Oud-topsporter Kromdijk: Hoop op vernieuwing kerk leidde tot doorbraak
De Partij van de Arbeid (PvdA) kelderde recent aanzienlijk qua zetelaantal in de Tweede Kamer. Maar de verkiezingsuitslag in mei 1946 was geen minder grote teleurstelling. De zogeheten doorbraak zou de dat jaar opgerichte partij christenen en niet-christenen moeten verenigen. De drie confessionele partijen konden hun machtspositie uit de jaren dertig echter handhaven.
Peter Kromdijk (30) beschrijft in zijn proefschrift ”Eenheid in verscheidenheid. Doorbraak in de Nederlandse Hervormde Kerk en de samenleving tijdens het interbellum” (uitg. Verloren, Hilversum) de theologische wortels van de doorbraak in de periode tussen de beide oorlogen. Vrijdag promoveerde hij aan de Vrije Universiteit Amsterdam.
Kromdijk laat zien dat de doorbraakbeweging in eerste instantie niet over de politiek ging, maar over de kerk en de samenleving. „De kerk had te lijden aan inboeting van haar moreel gezag na de Eerste Wereldoorlog. De samenleving moest vernieuwd worden, en daarvoor was het nodig dat er meer maatschappelijke en kerkelijke eenheid kwam. De Nederlandse Hervormde Kerk voelde zich in haar rol als volkskerk bedreigd na de uitkomsten van de volkstelling van 1930, waaruit bleek dat zij 7 procent van haar leden had verloren. Zij kende veruit het grootste ledenverlies van alle kerken, wat een extra noodzaak betekende om de kerk te vernieuwen en op te bouwen als de volkskerk die zij eigenlijk zou moeten zijn.”
Al koesterden de aanhangers van de doorbraak een progressieve mentaliteit, het ging hun vooral om een theologische identiteit. „Doorbraak was voor de Tweede Wereldoorlog geen politieke keuze. De meeste christenen die lid werden van de Sociaaldemocratische Arbeiderspartij (SDAP) of later de PvdA, werden dat pas tijdens of na de Tweede Wereldoorlog. Die stap werd dus voor 1940 nog niet gezet. Wel zochten ze contact met andersdenkenden, dachten in termen van eenheid en protesteerden tegen het vereenzelvigen van christelijke politiek met rechtse politiek.”

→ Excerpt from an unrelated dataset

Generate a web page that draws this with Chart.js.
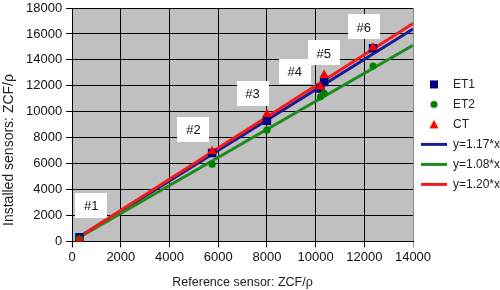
<!DOCTYPE html>
<html>
<head>
<meta charset="utf-8">
<script src="https://cdn.jsdelivr.net/npm/chart.js@4/dist/chart.umd.min.js"></script>
<style>
  html, body { margin: 0; padding: 0; background: #fff; }
  #wrap { width: 500px; height: 290px; }
</style>
</head>
<body>
<div id="wrap"><canvas id="chart"></canvas></div>
<script>
// measured points (reference sensor on x, installed sensors on y)
const refX = [300, 5750, 8000, 10200, 10350, 12360];
const et1 = [330, 6820, 9300, 11800, 12300, 14890];
const et2 = [200, 5950, 8580, 11150, 11410, 13520];
const ct  = [80, 6950, 9800, 11900, 12830, 14950];

// fitted lines, end points
const fitX   = [300, 14000];
const fitEt1 = [350, 16380];
const fitEt2 = [324, 15120];
const fitCt  = [360, 16800];

// "#n" tags next to the point groups
const tagText = ['#1', '#2', '#3', '#4', '#5', '#6'];
const tagX = [780, 4980, 7410, 9140, 10330, 11980];
const tagY = [2800, 8620, 11380, 13100, 14530, 16540];

const xMax = 14000, yMax = 18000, tickStep = 2000;
const yTitle = 'Installed sensors: ZCF/ρ';

const FONT = "'Liberation Sans', Arial, sans-serif";

function pts(xs, ys) {
  return xs.map((x, i) => ({ x, y: ys[i] }));
}

// small canvases used as legend symbols for the marker series
function markerImage(shape, color) {
  const c = document.createElement('canvas');
  c.width = 12; c.height = 12;
  const g = c.getContext('2d');
  g.fillStyle = color;
  if (shape === 'rect') {
    g.fillRect(2, 2, 8, 8);
  } else if (shape === 'circle') {
    g.beginPath(); g.arc(6, 6, 3.6, 0, Math.PI * 2); g.fill();
  } else {
    g.beginPath(); g.moveTo(6, 1.5); g.lineTo(10.5, 10); g.lineTo(1.5, 10); g.closePath(); g.fill();
  }
  return c;
}

const plotBg = {
  id: 'plotBg',
  beforeDraw(chart) {
    const { ctx, chartArea: a } = chart;
    ctx.save();
    ctx.fillStyle = '#c0c0c0';
    ctx.fillRect(a.left, a.top, a.right - a.left, a.bottom - a.top);
    ctx.restore();
  },
  afterDraw(chart) {
    // y axis title sits lower than the plot centre in the original
    const { ctx } = chart;
    ctx.save();
    ctx.translate(9, 150);
    ctx.rotate(-Math.PI / 2);
    ctx.font = '14px ' + FONT;
    ctx.fillStyle = '#222';
    ctx.textAlign = 'center';
    ctx.textBaseline = 'middle';
    ctx.fillText(yTitle, 0, 0);
    ctx.restore();
  }
};

const tags = {
  id: 'tags',
  beforeDatasetsDraw(chart) {
    const { ctx, scales: { x, y } } = chart;
    ctx.save();
    ctx.font = '13px ' + FONT;
    ctx.textAlign = 'center';
    ctx.textBaseline = 'middle';
    tagText.forEach((t, i) => {
      const px = x.getPixelForValue(tagX[i]);
      const py = y.getPixelForValue(tagY[i]);
      ctx.fillStyle = '#fff';
      ctx.fillRect(Math.round(px - 16), Math.round(py - 12.5), 32, 25);
      ctx.fillStyle = '#111';
      ctx.fillText(t, px, py + 1);
    });
    ctx.restore();
  }
};

const markerSet = (label, data, color, style, radius, order) => ({
  label, data, order,
  showLine: false,
  pointStyle: style,
  pointRadius: radius,
  pointHoverRadius: radius,
  backgroundColor: color,
  borderColor: color,
  borderWidth: 0,
  legendImg: markerImage(style, color)
});

const lineSet = (label, data, color, order) => ({
  label, data, order,
  showLine: true,
  pointRadius: 0,
  borderColor: color,
  backgroundColor: color,
  borderWidth: 3
});

new Chart(document.getElementById('chart'), {
  type: 'scatter',
  data: {
    datasets: [
      markerSet('ET1', pts(refX, et1), '#000080', 'rect', 6, 2),
      markerSet('ET2', pts(refX, et2), '#008000', 'circle', 3.6, 1),
      markerSet('CT', pts(refX, ct), '#ff0000', 'triangle', 5.5, 0),
      lineSet('y=1.17*x', pts(fitX, fitEt1), '#1c1c94', 5),
      lineSet('y=1.08*x', pts(fitX, fitEt2), '#1f8a1f', 4),
      lineSet('y=1.20*x', pts(fitX, fitCt), '#f21c1c', 3)
    ]
  },
  options: {
    responsive: true,
    maintainAspectRatio: false,
    animation: false,
    layout: { padding: { top: 8, right: 0, left: 22, bottom: 0 } },
    plugins: {
      tooltip: { enabled: false },
      legend: {
        position: 'right',
        align: 'start',
        maxWidth: 87,
        title: { display: true, text: '', font: { size: 12 }, padding: { top: 0, bottom: 48 } },
        labels: {
          usePointStyle: true,
          pointStyleWidth: 26,
          boxHeight: 12,
          padding: 8,
          color: '#222',
          font: { family: FONT, size: 12 },
          sort: (a, b) => a.datasetIndex - b.datasetIndex,
          generateLabels(chart) {
            const items = Chart.defaults.plugins.legend.labels.generateLabels(chart);
            items.forEach(it => {
              const ds = chart.data.datasets[it.datasetIndex];
              if (ds.legendImg) it.pointStyle = ds.legendImg;
              else { it.pointStyle = 'line'; it.lineWidth = 3; it.strokeStyle = ds.borderColor; }
            });
            return items;
          }
        }
      }
    },
    scales: {
      x: {
        type: 'linear',
        min: 0, max: xMax,
        ticks: { stepSize: tickStep, color: '#111', font: { family: FONT, size: 13 }, padding: 2, maxRotation: 0, callback: v => String(v) },
        grid: {
          color: ctx => ctx.tick && ctx.tick.value === xMax ? '#8a8a8a' : '#000',
          tickLength: 6,
          lineWidth: 1
        },
        border: { color: '#000' },
        title: { display: true, text: 'Reference sensor: ZCF/ρ', color: '#222', font: { family: FONT, size: 12.5 }, padding: { top: 8, bottom: 0 } }
      },
      y: {
        type: 'linear',
        min: 0, max: yMax,
        ticks: { stepSize: tickStep, color: '#111', font: { family: FONT, size: 13, lineHeight: 1 }, padding: 4, callback: v => String(v) },
        grid: { color: '#000', tickLength: 6, lineWidth: 1 },
        border: { color: '#000' },
        // top label may overhang the plot, as in the original
        afterFit(scale) { scale.paddingTop = 0; }
      }
    }
  },
  plugins: [plotBg, tags]
});
</script>
</body>
</html>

Kromdijk ontdekte dat de ”doorbrekers”, zoals hij hen noemt, geen afgebakende groep vormden, vooral doordat zij zelf principiële bezwaren hadden tegen groeps- en partijvorming. Zij verzetten zich hevig tegen de gedachte dat het christendom in een partij gevangen kon worden. De doorbrekers waren een open gezelschap. Vandaar dat de promovendus veel aandacht besteedt aan de individuele vertegenwoordigers, zoals W. Banning, J. J. Buskes, K. H. Miskotte, J. Koopmans, H. Kraemer, G. van der Leeuw, J. Eijkman en Ph. A. Kohnstamm.
Kromdijk laat zien hoe de SDAP na 1918 geleidelijk minder marxistisch werd en een bredere ideologische basis kreeg. Leiders als Banning gaven de sociaaldemocratie een levensbeschouwelijke richting mee. Tegelijk bleef in de partij het gevoel heersen dat godsdienstige keuzes losstonden van de politieke praktijk. Dat was niet het geval in de kuyperiaanse wereld, waar de antithese volop bleef leven. Karl Barth kritiseerde daarentegen de christelijke politiek en stelde dat de mens vooral individueel moet handelen naar de richtlijnen van het Evangelie.
Kromdijk promoveerde bij prof. dr. George Harinck. Hij las zijn werk al op de middelbare school voor zijn profielwerkstuk over theoloog dr. J. G. Geelkerken. Het contact verstevigde in zijn studententijd, toen hij actief werd als topsporter in de roeiwereld. Het onderwerp raakt hem ook persoonlijk. „Mijn vader was actief in de PvdA. Ik heb het altijd vreemd geworden dat die duidelijke religieuze achtergrond in deze partij zo snel verdwenen is.”
Kromdijk is blij dat hij zijn studie als buitenpromovendus, „niet gehinderd door reguliere onderzoeksprogramma’s”, heeft kunnen schrijven. „Mijn verleden als topsporter gaf mij de discipline om het doel te bereiken. Het ging mij erom de idee van de doorbraak helder voor het voetlicht te brengen. De doorbraak is veel meer geweest dan het willen doorbreken van de politieke verhoudingen. Voor de doorbrekers tussen de beide wereldoorlogen bestond er geen doorbraak zonder theologie.”